The Sony hackers are still on the loose. Who are they?

After a year of analysis, cybersecurity experts believe the group behind the Sony hack in 2014 has been attacking networks for nearly a decade, at least, and continues to target government and commercial institutions globally.

|
Kacper Pempel/Reuters/File
An illustration file picture shows a projection of binary code on a man holding a laptop computer, in an office in Warsaw.

A consortium of cybersecurity firms said Wednesday that the group that publicly exposed the inner workings of Sony in a sensational cyberattack in 2014 has been wreaking havoc for nearly a decade and is still alive and strong today, targeting networks around the world.

Though it claimed to be a hacktivist group called "Guardians of Peace" after it publicly released company e-mails and a trove of other damaging information about Sony, cybersecurity experts have concluded that its history of attacks indicates that the hacker group is actually a sophisticated, well-financed, and determined foe.

They have linked the group with attacks on government, media, military, aerospace, financial, and critical infrastructure in the United States, Taiwan, China, Japan, and India. South Korea appears to be a favorite target. 

Cybersecurity experts could not directly connect the hackers to the North Korean government, as the FBI did in its investigation of the Sony attack. But evidence suggests a government is likely behind these attacks, rather than a hacktivist group or a vindictive former employee, as has been suggested in the Sony case, says analytics firm Novetta.

The McLean, Va.-based firm, along with 13 industry partners that included Kaspersky Lab, Symantec, and AlienVault, spent a year piecing together seemingly unrelated attacks by analyzing the malware, or destructive software, used in each one.

They identified duplicate strings of code, passwords, and misspellings, which helped the security experts link 45 families of malware to the group, according to a report released Wednesday called “Operation Blockbuster.”

"There's very hard evidence to suggest that a lot of the development is all originating from the same authors and codebases," Andre Ludwig, a senior technical director at Novetta told The Washington Post. "These aren't pieces of malware that are being shared on underground forums – these are very well guarded codebases that haven't leaked out or been thrown around publicly," he said.

The cybersecurity experts have dubbed the hackers “Lazarus Group,” after the biblical figure that comes back from the dead, because it seems to create new identities – "NewRomanic Cyber Army Team," the "WhoIs Team," and "IsOne" – and new tools for each attack.

Lazarus could even be a coordinated network of hacker groups, says Novetta, together responsible for stealing data, carrying out cyber espionage, and other attacks that have crippled financial systems, in at least one case preventing the customers of a South Korean bank from accessing money through ATMs for a brief period.

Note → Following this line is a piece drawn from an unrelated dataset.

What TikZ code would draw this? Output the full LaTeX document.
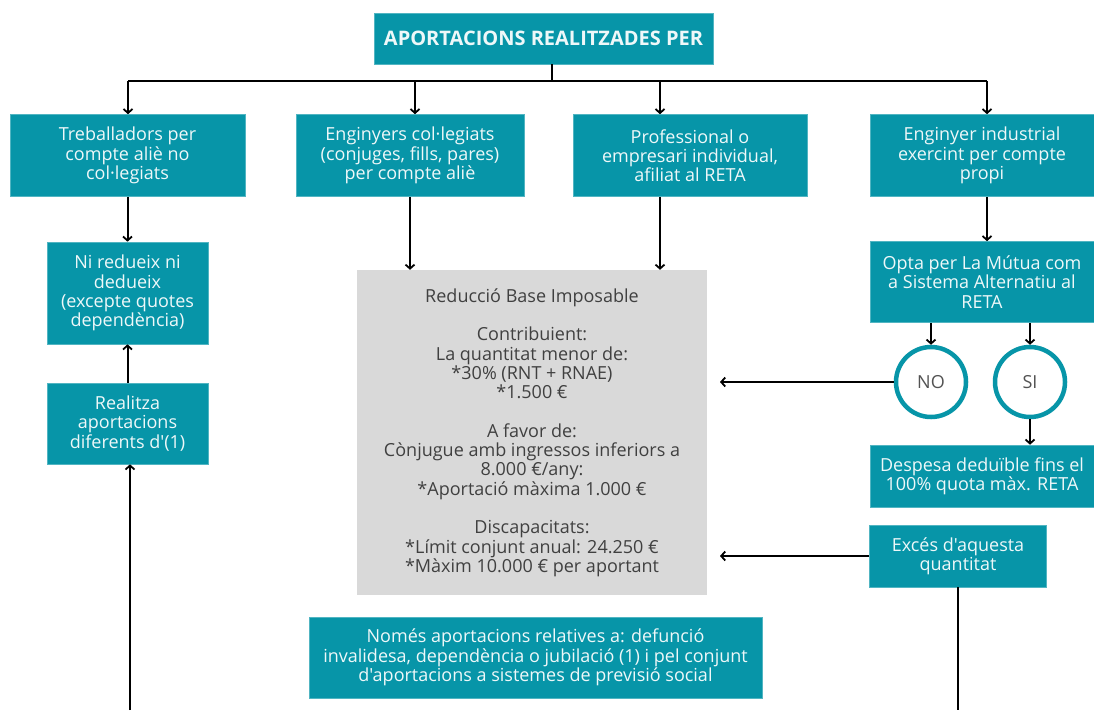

“It’s impressive the scope of what these guys have done and what they continue to do.… And the scary part is, they have no qualms about being destructive,” Ludwig told Wired.

The coalition of firms led by Novetta is working to distribute information to governments and corporations describing how to protect their cyber assets from attacks, as it continues to monitor the hackers' activities.

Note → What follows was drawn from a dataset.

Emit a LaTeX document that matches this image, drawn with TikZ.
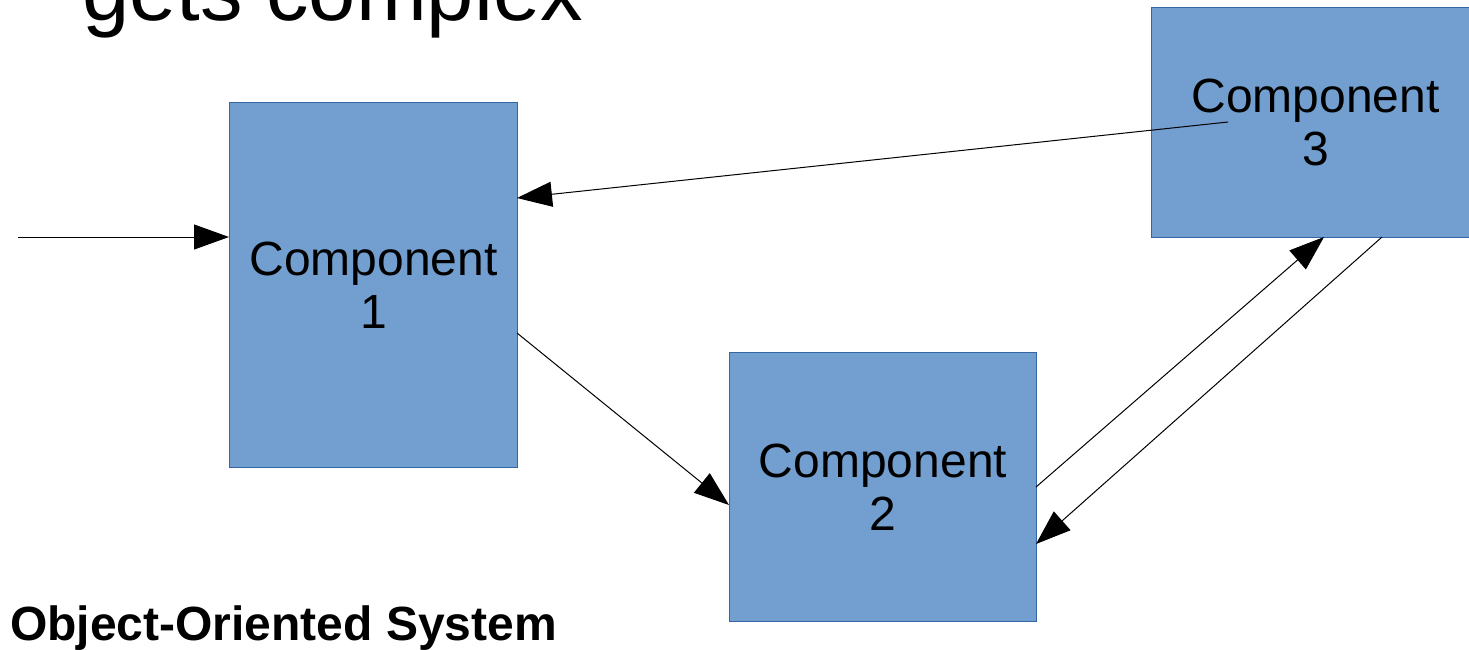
\documentclass[tikz,border=0pt]{standalone}
\usepackage{fontspec}
\setmainfont{Liberation Sans}
\usetikzlibrary{arrows.meta}
\definecolor{boxfill}{HTML}{729FCF}
\definecolor{boxline}{HTML}{3465A4}
\begin{document}
\begin{tikzpicture}[x=1pt,y=-1pt,
  comp/.style={draw=boxline,fill=boxfill,line width=1pt,inner sep=0pt,anchor=north west,
    align=center,font=\fontsize{48}{53}\selectfont},
  conn/.style={line width=1pt,-{Triangle[length=35pt,width=25pt]}}]
\useasboundingbox (0,0) rectangle (1469,649);
\node[anchor=base west,inner sep=0pt,font=\fontsize{85}{90}\selectfont] (title) at (82,20) {gets complex};
\node[comp,minimum width=288pt,minimum height=365pt] (c1) at (229,102) {Component\\1};
\node[comp,minimum width=307pt,minimum height=269pt] (c2) at (729,352) {Component\\2};
\node[comp,minimum width=328pt,minimum height=230pt] (c3) at (1151,7) {Component\\3};
\node[anchor=base west,inner sep=0pt,font=\fontsize{48}{53}\selectfont\bfseries] (sys) at (10,640) {Object-Oriented System};
\coordinate (in) at (18,237);
\coordinate (c1in) at (229,237);
\coordinate (c3a) at (1228,122);
\coordinate (c1b) at (517,198);
\coordinate (c1c) at (517,333);
\coordinate (c2a) at (729,505);
\coordinate (c2b) at (1036,487);
\coordinate (c3b) at (1324,237);
\coordinate (c3c) at (1382,237);
\coordinate (c2c) at (1036,544);
\draw[conn] (in) -- (c1in);
\draw[conn] (c3a) -- (c1b);
\draw[conn] (c1c) -- (c2a);
\draw[conn] (c2b) -- (c3b);
\draw[conn] (c3c) -- (c2c);
\end{tikzpicture}
\end{document}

You've read  of  free articles. Subscribe to continue.
Real news can be honest, hopeful, credible, constructive.
What is the Monitor difference? Tackling the tough headlines – with humanity. Listening to sources – with respect. Seeing the story that others are missing by reporting what so often gets overlooked: the values that connect us. That’s Monitor reporting – news that changes how you see the world.

Dear Reader,

About a year ago, I happened upon this statement about the Monitor in the Harvard Business Review – under the charming heading of “do things that don’t interest you”:

“Many things that end up” being meaningful, writes social scientist Joseph Grenny, “have come from conference workshops, articles, or online videos that began as a chore and ended with an insight. My work in Kenya, for example, was heavily influenced by a Christian Science Monitor article I had forced myself to read 10 years earlier. Sometimes, we call things ‘boring’ simply because they lie outside the box we are currently in.”

If you were to come up with a punchline to a joke about the Monitor, that would probably be it. We’re seen as being global, fair, insightful, and perhaps a bit too earnest. We’re the bran muffin of journalism.

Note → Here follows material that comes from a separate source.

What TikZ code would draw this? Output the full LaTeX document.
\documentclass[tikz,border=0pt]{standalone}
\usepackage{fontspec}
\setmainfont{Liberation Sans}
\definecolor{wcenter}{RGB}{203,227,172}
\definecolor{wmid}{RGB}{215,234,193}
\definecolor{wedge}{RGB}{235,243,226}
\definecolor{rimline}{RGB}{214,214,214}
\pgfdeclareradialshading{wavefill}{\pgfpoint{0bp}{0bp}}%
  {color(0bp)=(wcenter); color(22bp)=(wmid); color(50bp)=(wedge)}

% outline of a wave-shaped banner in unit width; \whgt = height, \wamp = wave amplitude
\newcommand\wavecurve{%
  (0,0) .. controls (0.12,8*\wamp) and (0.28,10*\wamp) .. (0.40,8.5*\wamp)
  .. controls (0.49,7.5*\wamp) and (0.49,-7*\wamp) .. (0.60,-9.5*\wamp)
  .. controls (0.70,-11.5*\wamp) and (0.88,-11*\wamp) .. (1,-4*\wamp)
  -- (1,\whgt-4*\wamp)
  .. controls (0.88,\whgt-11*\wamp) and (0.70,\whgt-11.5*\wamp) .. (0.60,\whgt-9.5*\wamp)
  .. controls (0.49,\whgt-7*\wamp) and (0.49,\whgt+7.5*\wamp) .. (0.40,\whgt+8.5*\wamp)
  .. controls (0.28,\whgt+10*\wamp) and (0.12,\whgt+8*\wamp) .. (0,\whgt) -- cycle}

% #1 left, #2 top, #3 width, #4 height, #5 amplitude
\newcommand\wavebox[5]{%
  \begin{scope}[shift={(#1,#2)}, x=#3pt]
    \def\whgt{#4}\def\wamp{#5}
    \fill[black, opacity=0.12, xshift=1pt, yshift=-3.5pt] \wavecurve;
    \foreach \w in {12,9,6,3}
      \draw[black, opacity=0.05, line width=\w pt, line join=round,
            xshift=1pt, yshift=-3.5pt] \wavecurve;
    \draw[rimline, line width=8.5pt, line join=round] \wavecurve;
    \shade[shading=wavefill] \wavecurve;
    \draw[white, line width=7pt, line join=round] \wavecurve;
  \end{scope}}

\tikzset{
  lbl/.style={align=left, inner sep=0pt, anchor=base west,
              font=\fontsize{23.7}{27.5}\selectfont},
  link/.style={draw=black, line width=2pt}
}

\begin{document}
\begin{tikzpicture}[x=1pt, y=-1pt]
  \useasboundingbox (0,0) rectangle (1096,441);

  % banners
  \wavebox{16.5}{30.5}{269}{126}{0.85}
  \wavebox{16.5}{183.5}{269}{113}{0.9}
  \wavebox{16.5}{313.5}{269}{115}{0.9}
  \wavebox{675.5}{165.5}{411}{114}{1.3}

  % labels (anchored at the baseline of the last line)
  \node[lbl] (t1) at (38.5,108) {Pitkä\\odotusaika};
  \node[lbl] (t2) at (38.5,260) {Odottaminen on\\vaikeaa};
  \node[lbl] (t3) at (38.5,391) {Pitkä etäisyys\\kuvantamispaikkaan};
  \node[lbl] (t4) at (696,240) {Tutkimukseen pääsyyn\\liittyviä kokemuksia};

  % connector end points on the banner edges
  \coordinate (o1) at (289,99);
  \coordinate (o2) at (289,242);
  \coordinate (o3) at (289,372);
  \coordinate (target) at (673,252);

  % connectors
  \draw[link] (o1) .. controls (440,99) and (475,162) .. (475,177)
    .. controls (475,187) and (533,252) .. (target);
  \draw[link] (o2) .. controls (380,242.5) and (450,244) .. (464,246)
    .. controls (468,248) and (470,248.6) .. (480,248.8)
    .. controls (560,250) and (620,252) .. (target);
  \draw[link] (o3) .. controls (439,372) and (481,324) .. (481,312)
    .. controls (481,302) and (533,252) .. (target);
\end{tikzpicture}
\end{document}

But you know what? We change lives. And I’m going to argue that we change lives precisely because we force open that too-small box that most human beings think they live in.

The Monitor is a peculiar little publication that’s hard for the world to figure out. We’re run by a church, but we’re not only for church members and we’re not about converting people. We’re known as being fair even as the world becomes as polarized as at any time since the newspaper’s founding in 1908.

We have a mission beyond circulation, we want to bridge divides. We’re about kicking down the door of thought everywhere and saying, “You are bigger and more capable than you realize. And we can prove it.”

If you’re looking for bran muffin journalism, you can subscribe to the Monitor for $15. You’ll get the Monitor Weekly magazine, the Monitor Daily email, and unlimited access to CSMonitor.com.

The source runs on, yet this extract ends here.